A crypto whale has suffered one of the most devastating losses recorded recently seeing 20.4 million dollars vanish from their portfolio on the Base network. According to Lookonchain reports, the investor liquidated their positions in AI agent tokens for just 2.58 million dollars after having initially invested a massive sum of 23 million.
The breakdown of the financial catastrophe reveals that the investor held a highly concentrated portfolio in speculative assets that suffered extreme depreciation. The most significant loss came from FAI, where capital was reduced by 9.87 million dollars, representing a 92.31% drop. Likewise, the position in AIXBT resulted in a loss of 7.81 million dollars, evidencing an 83.74% decrease from its original entry price.
On the other hand, other assets within the same portfolio showed even worse performance in percentage terms, wiping out almost the entire investment. The token NFTXBT experienced the steepest decline by plummeting 99.13%, erasing 594,000 dollars in value, while POLY fell 98.63%. Thus, the lack of diversification and the absence of risk management led assets like MAICRO and BOTTO to add combined losses exceeding 1.3 million dollars.
Is this the end of excessive speculation in automated projects without real utility?
The Base network has become a popular platform for launching these projects, but initial enthusiasm has given way to severe scrutiny by the market. Many of these assets lack real-world use cases, leaving traders vulnerable to rapid boom cycles followed by equally precipitous crashes. This event highlights how promises of autonomous agents on the blockchain often fail to deliver functional results, trapping investors in unsustainable bubbles.
Furthermore, the strategy of concentrating massive funds in a single narrative without setting stop-losses has proven fatal in this market cycle. By the time positions were closed, regaining break-even status would have required extraordinary returns that were no longer viable given the fundamental deterioration of the projects.

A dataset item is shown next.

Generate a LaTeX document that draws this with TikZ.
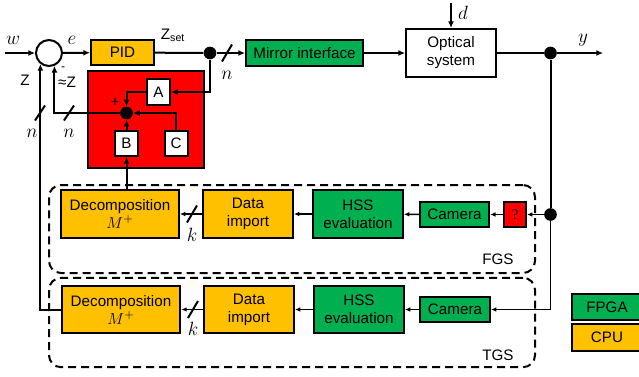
\documentclass[tikz,border=0pt]{standalone}
\usepackage{fontspec}
\setmainfont{Liberation Sans}
\newfontfamily\seriffont{Liberation Serif}
\usetikzlibrary{arrows.meta}
\definecolor{cpuorange}{HTML}{FFC000}
\definecolor{fpgagreen}{HTML}{00B050}
\definecolor{errred}{HTML}{FF0000}

\begin{document}
\begin{tikzpicture}[x=0.75pt, y=-0.75pt, >={Latex[length=5pt,width=4.5pt]},
    every node/.style={font=\fontsize{11.4}{13.5}\selectfont},
    blk/.style={draw, line width=1.5pt, inner sep=0pt, align=center},
    cpu/.style={blk, fill=cpuorange},
    fpga/.style={blk, fill=fpgagreen},
    wbox/.style={blk, fill=white},
    dot/.style={circle, fill, inner sep=0pt, minimum size=9.5pt},
    sig/.style={line width=1.5pt},
    thinsig/.style={line width=1.1pt, -{Latex[length=4pt,width=3.5pt]}},
    gsbox/.style={draw, line width=1.5pt, dash pattern=on 6pt off 3.75pt, rounded corners=9pt, minimum width=364.5pt, minimum height=66pt},
    lbl/.style={inner sep=0pt},
    mlbl/.style={inner sep=0pt, font=\fontsize{14}{16}\selectfont}]
    \useasboundingbox (0,0) rectangle (639,376);

    % Gruppen FGS / TGS
    \node[gsbox] (fgs) at (292,229) {};
    \node[gsbox, minimum height=67pt] (tgs) at (292,322.5) {};
    \node[lbl] (fgslbl) at (498,259) {FGS};
    \node[lbl] (tgslbl) at (498,355) {TGS};

    % Regelkreis oben
    \node[circle, draw, line width=1.5pt, minimum size=19.5pt, inner sep=0pt] (sum) at (49,53) {};
    \node[cpu, minimum width=47.25pt, minimum height=18.75pt] (pid) at (122.5,52.5) {PID};
    \node[dot] (split) at (210,53) {};
    \node[fpga, minimum width=87.75pt, minimum height=19.5pt] (mirror) at (304.5,53) {Mirror interface};
    \node[wbox, minimum width=67.5pt, minimum height=36pt] (optic) at (451,53) {Optical\\system};
    \node[dot] (yout) at (550.5,53) {};
    \coordinate (win) at (5,53);
    \coordinate (yend) at (603,53);
    \coordinate (din) at (451,3);

    % Korrekturblock
    \node[blk, fill=errred, minimum width=87pt, minimum height=72.75pt] (corr) at (146,119.5) {};
    \node[wbox, minimum width=17.25pt, minimum height=19.5pt] (A) at (158.5,92) {A};
    \node[wbox, minimum width=17.25pt, minimum height=18.75pt] (B) at (126.5,143.5) {B};
    \node[wbox, minimum width=17.25pt, minimum height=18.75pt] (C) at (176,143.5) {C};
    \node[dot] (sumc) at (126.5,113) {};

    % FGS-Zweig
    \node[cpu, minimum width=88.5pt, minimum height=36pt] (fdec) at (120,214) {Decomposition\\{\fontsize{13}{13.5}\selectfont$M^+$}};
    \node[cpu, minimum width=67.5pt, minimum height=36pt] (fdat) at (248,214) {Data\\import};
    \node[fpga, minimum width=67.5pt, minimum height=36pt] (fhss) at (358,214) {HSS\\evaluation};
    \node[fpga, minimum width=52pt, minimum height=18.75pt] (fcam) at (454.5,214.5) {Camera};
    \node[blk, fill=errred, minimum width=16.5pt, minimum height=18.75pt, font=\seriffont\fontsize{11}{13}\selectfont] (fq) at (515,214.5) {?};
    \node[dot] (fsplit) at (550.5,214.5) {};

    % TGS-Zweig
    \node[cpu, minimum width=89pt, minimum height=35.25pt] (tdec) at (121,309.5) {Decomposition\\{\fontsize{13}{13.5}\selectfont$M^+$}};
    \node[cpu, minimum width=67.5pt, minimum height=35.25pt] (tdat) at (249,309.5) {Data\\import};
    \node[fpga, minimum width=67.5pt, minimum height=35.25pt] (thss) at (359,309.5) {HSS\\evaluation};
    \node[fpga, minimum width=52.5pt, minimum height=18.75pt] (tcam) at (455,309.5) {Camera};

    % Legende
    \node[fpga, minimum width=52.5pt, minimum height=19.5pt] (legfpga) at (607,307) {FPGA};
    \node[cpu, minimum width=52.5pt, minimum height=20.25pt] (legcpu) at (607,337.5) {CPU};

    % Verbindungen oben
    \draw[sig, ->] (win) -- (sum);
    \draw[sig, ->] (sum) -- (pid);
    \draw[sig] (pid) -- (split);
    \draw[sig, ->] (split) -- (mirror);
    \draw[sig, ->] (mirror) -- (optic);
    \draw[sig, ->] (din) -- (optic);
    \draw[sig, ->] (optic) -- (yout) -- (yend);
    \draw[sig, ->] (split) |- (A);
    \draw[sig, ->] (A) -| (sumc);
    \draw[sig, ->] (B) -- (sumc);
    \draw[sig, ->] (C) |- (sumc);
    \draw[sig, ->] (sumc) -| (sum.-67);
    \draw[sig, ->] (fdec.north -| B) -- (B);
    \draw[sig, ->] (tdec) -| (sum.-128);
    \draw[sig] (yout) -- (fsplit);

    % Verbindungen FGS / TGS
    \draw[thinsig] (fsplit) -- (fq);
    \draw[thinsig] (fq) -- (fcam);
    \draw[thinsig] (fcam) -- (fhss);
    \draw[thinsig] (fhss) -- (fdat);
    \draw[thinsig] (fdat) -- (fdec);
    \draw[thinsig] (fsplit) |- (tcam);
    \draw[thinsig] (tcam) -- (thss);
    \draw[thinsig] (thss) -- (tdat);
    \draw[thinsig] (tdat) -- (tdec);

    % Busbreiten
    \coordinate (bus1) at (227,53);
    \coordinate (bus2) at (40,113);
    \coordinate (bus3) at (69,113);
    \coordinate (bus4) at (192,214);
    \coordinate (bus5) at (193,309.5);
    \draw[sig] (bus1) ++(-5,8.5) -- ++(10,-17);
    \draw[sig] (bus2) ++(-5,7.5) -- ++(10,-15);
    \draw[sig] (bus3) ++(-5,7.5) -- ++(10,-15);
    \draw[sig] (bus4) ++(-5,8.5) -- ++(10,-17);
    \draw[sig] (bus5) ++(-5,8.5) -- ++(10,-17);

    % Beschriftungen
    \node[mlbl] (wlbl) at (13,40) {$w$};
    \node[mlbl] (elbl) at (72,40) {$e$};
    \node[lbl] (zsetlbl) at (173,35) {Z\textsubscript{set}};
    \node[lbl] (zlbl) at (25,80) {Z};
    \node[lbl, font=\fontsize{9}{10}\selectfont] (minuslbl) at (63,69) {-};
    \node[lbl] (zestlbl) at (67,82) {≈Z};
    \node[lbl, font=\fontsize{10.5}{11}\selectfont] (pluslbl) at (115,102) {+};
    \node[mlbl] (n1lbl) at (32,133) {$n$};
    \node[mlbl] (n2lbl) at (69,133) {$n$};
    \node[mlbl] (n3lbl) at (227,75) {$n$};
    \node[mlbl] (dlbl) at (463,13) {$d$};
    \node[mlbl] (ylbl) at (583,40) {$y$};
    \node[mlbl] (k1lbl) at (192,235) {$k$};
    \node[mlbl] (k2lbl) at (193,329) {$k$};
\end{tikzpicture}
\end{document}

Consequently, the market is sending a clear signal about the dangers of thin liquidity and extreme volatility in unproven emerging sectors.
To conclude, this episode marks a turning point in the decentralized artificial intelligence fever, coinciding with a general cooling of investor enthusiasm in 2025. While projects without solid backing continue struggling to survive, investors are likely to become much more selective, prioritizing strong technical teams and real development over the speculative hype that dominated previous months.